Sean Kelly Gallery is delighted to announce its forthcoming exhibition, Two Different Tomorrows, a major new sculptural installation by Leandro Erlich. The opening will take place on Friday, September 9th, from 6pm until 8pm. The artist will be present.
The title of the exhibition grew from a conversation with the gallery in which the Argentine-born Erlich, while traveling in Asia, became confused about the “tomorrow” in his time zone and the “tomorrow” in the gallery’s time zone. Ironically, this sense of shifting realities is among the artist's central preoccupations.
Two Different Tomorrows, Erlich’s most ambitious exhibition to date, will include four new sculptures that center on the elevator. Stripped of their function and context, these elevators highlight the narrative potential of the ordinary. As viewers inhabit and observe the installations, they create their own stories, finding answers to Erlich's visual questions. Elevators are, in Erlich's words, “a functional object, but one in which life seems to be suspended parenthetically. Recorded voices and music may intervene to ease the discomfort of the ride, but we cannot avoid ourselves in such a space and so experience the Sartrean room of the self. We are no one, nowhere, anyone, anyplace."
Confounding logic and defying the laws of physics, Two Different Tomorrows presents us with multiple scenes: a maze of elevator banks becomes a tunnel of reflection; an elevator stuck between floors invokes an impossible space; and a working elevator door provides a portal to another world, opening and closing to reveal people filmed in an actual elevator in Tokyo.
The largest of the works is a 50-foot long elevator shaft turned on its horizontal axis. Instead of plunging down the elevator shaft, viewers will walk down the “side” of the interior wall towards the elevator car. As viewers pass horizontally through a vertical passageway, they will find themselves deposited into the main gallery, unsure of which end is up.

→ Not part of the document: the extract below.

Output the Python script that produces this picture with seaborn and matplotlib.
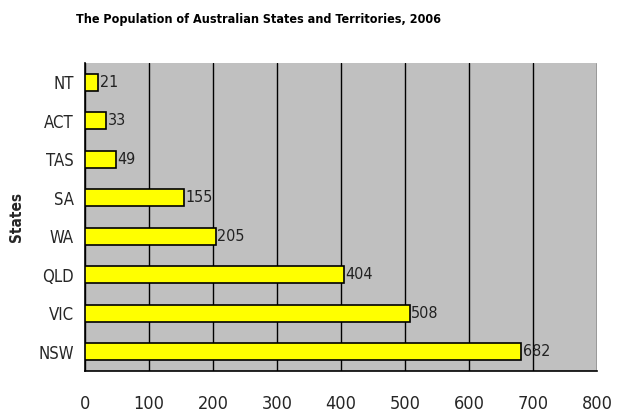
import matplotlib
matplotlib.use("Agg")
import matplotlib.pyplot as plt
from matplotlib import font_manager
import seaborn as sns
import pandas as pd
from matplotlib.ticker import FixedLocator

states = ["NT", "ACT", "TAS", "SA", "WA", "QLD", "VIC", "NSW"]
population = [21, 33, 49, 155, 205, 404, 508, 682]
x_ticks = [0, 100, 200, 300, 400, 500, 600, 700, 800]

df = pd.DataFrame({"State": states, "Population": population})

sns.set_style("white")
names = sorted({(f.name, f.stretch) for f in font_manager.fontManager.ttflist})
print([n for n in names if "Narrow" in n[0] or "ondens" in str(n[1]) or "ondens" in n[0]])
plt.rcParams["font.family"] = ["DejaVu Sans"]
plt.rcParams["font.stretch"] = "condensed"

fig = plt.figure(figsize=(6.2, 4.16), dpi=100)
ax = fig.add_axes([85 / 620, 45 / 416, 512 / 620, 308 / 416])
ax.set_facecolor("#c0c0c0")

sns.barplot(data=df, x="Population", y="State", order=states, orient="h",
            color="#ffff00", edgecolor="black", linewidth=1.2, width=0.45,
            saturation=1, ax=ax, zorder=3)

ax.set_xlim(0, 800)
ax.set_ylim(len(states) - 0.5, -0.5)
ax.set_xticks(x_ticks)
ax.set_xticklabels([str(t) for t in x_ticks], fontsize=13)
ax.xaxis.grid(True, color="black", linewidth=1, zorder=1)
ax.set_axisbelow(True)

ax.yaxis.set_minor_locator(FixedLocator([i + 0.5 for i in range(-1, len(states))]))
ax.tick_params(axis="y", which="major", length=0, labelsize=12, pad=8)
ax.tick_params(axis="y", which="minor", length=6, width=1.2, color="black", direction="out")
ax.tick_params(axis="x", which="major", length=8, width=1.2, color="black",
               direction="out", pad=9)

for side in ["top", "right"]:
    ax.spines[side].set_visible(False)
for side in ["left", "bottom"]:
    ax.spines[side].set_color("black")
    ax.spines[side].set_linewidth(1.2)

for i, v in enumerate(population):
    ax.text(v + 2, i, str(v), va="center", ha="left", fontsize=11.5,
            color="#222222", zorder=4)

ax.set_xlabel("")
ax.set_ylabel("States", fontsize=11, fontweight="bold", labelpad=10)
fig.text(258 / 620, 1 - 20 / 416,
         "The Population of Australian States and Territories, 2006",
         ha="center", va="center", fontsize=9, fontweight="bold", color="black")

fig.savefig("out.png", dpi=100)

An architect of the uncertain, Erlich creates spaces with fluid and unstable boundaries. Before we even try to make sense of the image, we sense the uncanny. A single change (up is down, inside is out) can be enough to upset the seemingly normal situation, collapsing and exposing our reality as counterfeit. Through this transgression of limits, the artist undermines certain absolutes and the institutions that reinforce them.
Erlich draws inspiration from his literary Argentinian forebear, Jorge Luis Borges, but references to the world of film also appear frequently in his work; Erlich makes no secret of his admiration for directors like Alfred Hitchcock, Roman Polanski, Luis Buñel and David Lynch, whom, he argues, “have used the everyday as a stage for creating a fictional world obtained through the psychological subversion of everyday spaces.”
Between 1998 and 1999, Erlich took part in the Core Program, an artist residency at the MFA in Houston, and came to the attention of the art world at a young age. In 2001 he was invited to represent his country in the 49th Venice Biennale. He then participated in the Biennials of Istanbul (2001), Shanghai (2002) and São Paulo (2004). He has also participated in the Whitney Biennial (2000) and the 1st Busan Biennale, Korea (2002). He was part of La Nuit Blanche de Paris (2004), the 51st Venice Biennale (2005), the Echigo-Tsumari Art Triennial, Japan (2006), and the exhibition Notre histoire at the Palais de Tokyo, Paris, in 2006, among others. In 2008, his installation La Torre was exhibited at Museo Reina Sofia, Madrid, and he showed his acclaimed Swimming Pool at MoMA P.S. 1 the same year. Currently his work can be seen in the Paris-Delhi-Bombay exhibition at the Centre Pompidou in Paris through September 19, 2011.
Erlich's works are included in several private and public collections including the Museum of Modern Art, Buenos Aires; The Museum of Fine Arts, Houston; Tate Modern, London; Musée d'Art Moderne, Paris; 21st Century Museum of Contemporary Art, Kanazawa, Japan; MACRO, Rome; The Israel Museum, Jerusalem; and the Fonds National d'Art Contemporain (FNAC), Paris.